→ The task
Repeat the line that contains "Recreate this image", the line that contains "ctx.save();", and all lines between them, exactly and with no other lines.

-- begin Entries shown --

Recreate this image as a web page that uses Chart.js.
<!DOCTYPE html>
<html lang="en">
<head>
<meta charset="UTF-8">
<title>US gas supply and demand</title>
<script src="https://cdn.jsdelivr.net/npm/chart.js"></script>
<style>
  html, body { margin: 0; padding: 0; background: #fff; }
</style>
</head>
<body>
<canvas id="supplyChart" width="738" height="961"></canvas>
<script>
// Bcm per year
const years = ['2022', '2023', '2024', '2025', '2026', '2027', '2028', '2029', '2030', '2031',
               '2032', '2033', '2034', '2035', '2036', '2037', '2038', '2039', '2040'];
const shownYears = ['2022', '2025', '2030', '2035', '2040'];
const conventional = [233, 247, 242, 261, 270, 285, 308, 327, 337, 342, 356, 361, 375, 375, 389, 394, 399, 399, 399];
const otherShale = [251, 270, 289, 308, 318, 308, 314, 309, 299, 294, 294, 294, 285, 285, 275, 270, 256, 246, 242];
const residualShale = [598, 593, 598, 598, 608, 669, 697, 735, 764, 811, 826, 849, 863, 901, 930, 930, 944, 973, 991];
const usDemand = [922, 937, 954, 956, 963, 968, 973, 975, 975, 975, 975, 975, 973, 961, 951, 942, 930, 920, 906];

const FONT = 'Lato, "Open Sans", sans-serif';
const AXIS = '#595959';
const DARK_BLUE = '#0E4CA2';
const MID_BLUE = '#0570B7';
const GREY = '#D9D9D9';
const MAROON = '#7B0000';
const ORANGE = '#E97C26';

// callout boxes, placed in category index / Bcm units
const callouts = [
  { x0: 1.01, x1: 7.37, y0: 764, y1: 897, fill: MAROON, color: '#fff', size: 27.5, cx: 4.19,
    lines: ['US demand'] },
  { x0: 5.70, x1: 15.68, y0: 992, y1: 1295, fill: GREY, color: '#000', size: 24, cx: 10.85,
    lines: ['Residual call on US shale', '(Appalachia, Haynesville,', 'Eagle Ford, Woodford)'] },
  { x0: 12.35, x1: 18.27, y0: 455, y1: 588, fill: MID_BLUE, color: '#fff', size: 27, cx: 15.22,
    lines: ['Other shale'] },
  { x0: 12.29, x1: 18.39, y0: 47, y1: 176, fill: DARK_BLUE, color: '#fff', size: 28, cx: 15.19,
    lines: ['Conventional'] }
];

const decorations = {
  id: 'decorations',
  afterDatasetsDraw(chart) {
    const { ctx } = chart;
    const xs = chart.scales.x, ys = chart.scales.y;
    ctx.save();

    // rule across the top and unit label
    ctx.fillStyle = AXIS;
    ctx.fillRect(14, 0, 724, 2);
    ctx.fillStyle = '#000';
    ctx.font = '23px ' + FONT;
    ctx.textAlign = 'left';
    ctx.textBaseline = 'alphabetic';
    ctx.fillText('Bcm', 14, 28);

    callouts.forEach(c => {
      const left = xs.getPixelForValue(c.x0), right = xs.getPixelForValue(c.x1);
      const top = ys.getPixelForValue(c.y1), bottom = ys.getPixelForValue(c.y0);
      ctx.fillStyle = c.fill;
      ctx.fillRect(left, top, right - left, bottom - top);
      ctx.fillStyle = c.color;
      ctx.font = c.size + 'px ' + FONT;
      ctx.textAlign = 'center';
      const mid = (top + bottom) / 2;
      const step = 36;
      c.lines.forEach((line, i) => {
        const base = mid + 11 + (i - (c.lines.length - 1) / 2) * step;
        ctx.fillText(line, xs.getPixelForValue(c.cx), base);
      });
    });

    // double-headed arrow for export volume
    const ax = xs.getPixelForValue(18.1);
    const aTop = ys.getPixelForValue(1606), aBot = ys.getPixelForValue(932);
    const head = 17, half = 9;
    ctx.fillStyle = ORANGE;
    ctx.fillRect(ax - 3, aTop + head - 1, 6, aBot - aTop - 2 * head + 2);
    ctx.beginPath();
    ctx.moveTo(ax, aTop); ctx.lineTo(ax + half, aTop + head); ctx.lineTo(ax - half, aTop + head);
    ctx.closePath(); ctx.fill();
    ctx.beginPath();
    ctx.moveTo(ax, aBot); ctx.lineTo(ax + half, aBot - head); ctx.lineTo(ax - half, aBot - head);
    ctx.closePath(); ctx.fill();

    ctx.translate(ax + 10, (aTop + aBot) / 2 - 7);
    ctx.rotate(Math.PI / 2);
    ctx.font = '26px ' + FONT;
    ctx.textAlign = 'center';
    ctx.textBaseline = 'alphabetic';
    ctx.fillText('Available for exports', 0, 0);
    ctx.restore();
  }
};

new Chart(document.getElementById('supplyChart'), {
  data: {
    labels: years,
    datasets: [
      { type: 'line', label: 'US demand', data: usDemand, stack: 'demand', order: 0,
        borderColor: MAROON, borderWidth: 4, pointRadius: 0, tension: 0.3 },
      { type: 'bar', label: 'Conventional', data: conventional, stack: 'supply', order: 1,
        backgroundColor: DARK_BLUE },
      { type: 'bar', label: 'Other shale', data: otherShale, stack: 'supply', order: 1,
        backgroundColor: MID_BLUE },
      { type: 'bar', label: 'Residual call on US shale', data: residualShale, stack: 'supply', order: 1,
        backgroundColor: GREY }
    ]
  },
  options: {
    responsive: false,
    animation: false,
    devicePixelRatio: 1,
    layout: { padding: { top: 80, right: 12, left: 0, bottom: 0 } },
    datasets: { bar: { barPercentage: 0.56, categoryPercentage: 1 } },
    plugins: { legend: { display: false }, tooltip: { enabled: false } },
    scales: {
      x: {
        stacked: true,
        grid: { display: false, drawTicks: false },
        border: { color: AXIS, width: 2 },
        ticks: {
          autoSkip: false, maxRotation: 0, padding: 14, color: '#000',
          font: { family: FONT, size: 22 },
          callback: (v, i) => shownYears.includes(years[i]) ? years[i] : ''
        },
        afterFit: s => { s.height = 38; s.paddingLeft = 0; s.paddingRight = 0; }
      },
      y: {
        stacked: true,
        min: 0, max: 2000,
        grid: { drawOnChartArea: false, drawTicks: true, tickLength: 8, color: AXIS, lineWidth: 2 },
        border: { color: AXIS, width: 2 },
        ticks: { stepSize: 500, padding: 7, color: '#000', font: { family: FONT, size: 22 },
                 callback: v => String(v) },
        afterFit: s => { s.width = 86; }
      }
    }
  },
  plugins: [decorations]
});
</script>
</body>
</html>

-- end Entries shown --
-- begin Entries shown --

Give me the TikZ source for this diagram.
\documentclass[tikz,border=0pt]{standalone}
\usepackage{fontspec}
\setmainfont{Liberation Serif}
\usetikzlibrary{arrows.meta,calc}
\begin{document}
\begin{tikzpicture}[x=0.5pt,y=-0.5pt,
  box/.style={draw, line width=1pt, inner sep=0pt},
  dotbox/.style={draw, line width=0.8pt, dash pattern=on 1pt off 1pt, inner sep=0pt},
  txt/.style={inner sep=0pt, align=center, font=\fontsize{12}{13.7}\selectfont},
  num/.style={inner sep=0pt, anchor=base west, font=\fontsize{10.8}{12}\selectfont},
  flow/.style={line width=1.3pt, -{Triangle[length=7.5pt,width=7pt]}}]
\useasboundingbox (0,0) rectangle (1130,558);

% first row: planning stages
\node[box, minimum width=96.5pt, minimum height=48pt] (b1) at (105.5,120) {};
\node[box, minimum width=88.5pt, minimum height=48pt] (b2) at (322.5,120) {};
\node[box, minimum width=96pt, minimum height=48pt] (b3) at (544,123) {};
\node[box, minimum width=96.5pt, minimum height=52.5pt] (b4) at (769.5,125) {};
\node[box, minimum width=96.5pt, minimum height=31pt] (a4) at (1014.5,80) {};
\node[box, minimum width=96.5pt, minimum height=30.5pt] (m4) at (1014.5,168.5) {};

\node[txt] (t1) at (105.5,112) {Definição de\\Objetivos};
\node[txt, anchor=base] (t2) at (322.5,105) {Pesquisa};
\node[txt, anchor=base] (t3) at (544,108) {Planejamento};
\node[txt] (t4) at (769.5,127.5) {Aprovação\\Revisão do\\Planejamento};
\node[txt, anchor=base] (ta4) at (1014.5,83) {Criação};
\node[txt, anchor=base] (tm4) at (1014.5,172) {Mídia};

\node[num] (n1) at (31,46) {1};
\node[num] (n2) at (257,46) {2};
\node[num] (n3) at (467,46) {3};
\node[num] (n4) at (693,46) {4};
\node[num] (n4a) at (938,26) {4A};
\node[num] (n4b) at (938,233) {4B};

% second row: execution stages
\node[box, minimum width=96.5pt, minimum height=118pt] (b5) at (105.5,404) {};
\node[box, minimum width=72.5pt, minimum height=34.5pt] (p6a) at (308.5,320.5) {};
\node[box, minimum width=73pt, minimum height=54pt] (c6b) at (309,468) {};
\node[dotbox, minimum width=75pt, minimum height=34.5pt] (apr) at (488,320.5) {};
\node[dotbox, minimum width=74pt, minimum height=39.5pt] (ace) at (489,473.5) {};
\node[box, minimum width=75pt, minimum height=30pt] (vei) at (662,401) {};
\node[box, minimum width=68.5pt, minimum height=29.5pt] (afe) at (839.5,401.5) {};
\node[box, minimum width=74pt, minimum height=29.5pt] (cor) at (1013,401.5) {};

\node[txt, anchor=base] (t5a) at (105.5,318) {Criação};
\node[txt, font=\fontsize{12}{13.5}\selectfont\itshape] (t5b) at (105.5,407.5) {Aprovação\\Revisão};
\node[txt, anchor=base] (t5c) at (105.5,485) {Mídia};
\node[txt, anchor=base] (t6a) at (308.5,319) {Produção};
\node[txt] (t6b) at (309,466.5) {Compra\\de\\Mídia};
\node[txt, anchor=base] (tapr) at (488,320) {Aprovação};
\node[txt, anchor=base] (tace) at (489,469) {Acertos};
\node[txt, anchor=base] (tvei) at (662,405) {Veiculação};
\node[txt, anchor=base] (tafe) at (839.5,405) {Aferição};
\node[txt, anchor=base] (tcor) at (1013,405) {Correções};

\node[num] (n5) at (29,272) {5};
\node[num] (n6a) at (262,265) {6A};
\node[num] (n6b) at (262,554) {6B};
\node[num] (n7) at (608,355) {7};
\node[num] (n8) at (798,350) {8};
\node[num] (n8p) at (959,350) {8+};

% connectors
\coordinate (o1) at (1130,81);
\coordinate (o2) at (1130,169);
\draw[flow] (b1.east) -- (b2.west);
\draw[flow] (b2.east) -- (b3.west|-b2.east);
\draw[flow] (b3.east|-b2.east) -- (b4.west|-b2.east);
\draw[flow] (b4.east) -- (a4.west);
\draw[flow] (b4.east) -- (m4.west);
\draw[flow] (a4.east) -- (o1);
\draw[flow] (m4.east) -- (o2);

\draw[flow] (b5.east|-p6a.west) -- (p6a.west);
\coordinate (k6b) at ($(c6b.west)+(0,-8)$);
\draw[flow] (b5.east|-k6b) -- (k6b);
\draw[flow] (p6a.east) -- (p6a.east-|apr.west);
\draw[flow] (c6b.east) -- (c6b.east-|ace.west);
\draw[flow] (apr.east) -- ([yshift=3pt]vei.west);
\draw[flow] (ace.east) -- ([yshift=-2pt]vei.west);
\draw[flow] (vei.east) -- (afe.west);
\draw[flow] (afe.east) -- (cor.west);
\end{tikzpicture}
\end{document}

-- end Entries shown --

→ Solution to this exercise
Recreate this image as a web page that uses Chart.js.
<!DOCTYPE html>
<html lang="en">
<head>
<meta charset="UTF-8">
<title>US gas supply and demand</title>
<script src="https://cdn.jsdelivr.net/npm/chart.js"></script>
<style>
  html, body { margin: 0; padding: 0; background: #fff; }
</style>
</head>
<body>
<canvas id="supplyChart" width="738" height="961"></canvas>
<script>
// Bcm per year
const years = ['2022', '2023', '2024', '2025', '2026', '2027', '2028', '2029', '2030', '2031',
               '2032', '2033', '2034', '2035', '2036', '2037', '2038', '2039', '2040'];
const shownYears = ['2022', '2025', '2030', '2035', '2040'];
const conventional = [233, 247, 242, 261, 270, 285, 308, 327, 337, 342, 356, 361, 375, 375, 389, 394, 399, 399, 399];
const otherShale = [251, 270, 289, 308, 318, 308, 314, 309, 299, 294, 294, 294, 285, 285, 275, 270, 256, 246, 242];
const residualShale = [598, 593, 598, 598, 608, 669, 697, 735, 764, 811, 826, 849, 863, 901, 930, 930, 944, 973, 991];
const usDemand = [922, 937, 954, 956, 963, 968, 973, 975, 975, 975, 975, 975, 973, 961, 951, 942, 930, 920, 906];

const FONT = 'Lato, "Open Sans", sans-serif';
const AXIS = '#595959';
const DARK_BLUE = '#0E4CA2';
const MID_BLUE = '#0570B7';
const GREY = '#D9D9D9';
const MAROON = '#7B0000';
const ORANGE = '#E97C26';

// callout boxes, placed in category index / Bcm units
const callouts = [
  { x0: 1.01, x1: 7.37, y0: 764, y1: 897, fill: MAROON, color: '#fff', size: 27.5, cx: 4.19,
    lines: ['US demand'] },
  { x0: 5.70, x1: 15.68, y0: 992, y1: 1295, fill: GREY, color: '#000', size: 24, cx: 10.85,
    lines: ['Residual call on US shale', '(Appalachia, Haynesville,', 'Eagle Ford, Woodford)'] },
  { x0: 12.35, x1: 18.27, y0: 455, y1: 588, fill: MID_BLUE, color: '#fff', size: 27, cx: 15.22,
    lines: ['Other shale'] },
  { x0: 12.29, x1: 18.39, y0: 47, y1: 176, fill: DARK_BLUE, color: '#fff', size: 28, cx: 15.19,
    lines: ['Conventional'] }
];

const decorations = {
  id: 'decorations',
  afterDatasetsDraw(chart) {
    const { ctx } = chart;
    const xs = chart.scales.x, ys = chart.scales.y;
    ctx.save();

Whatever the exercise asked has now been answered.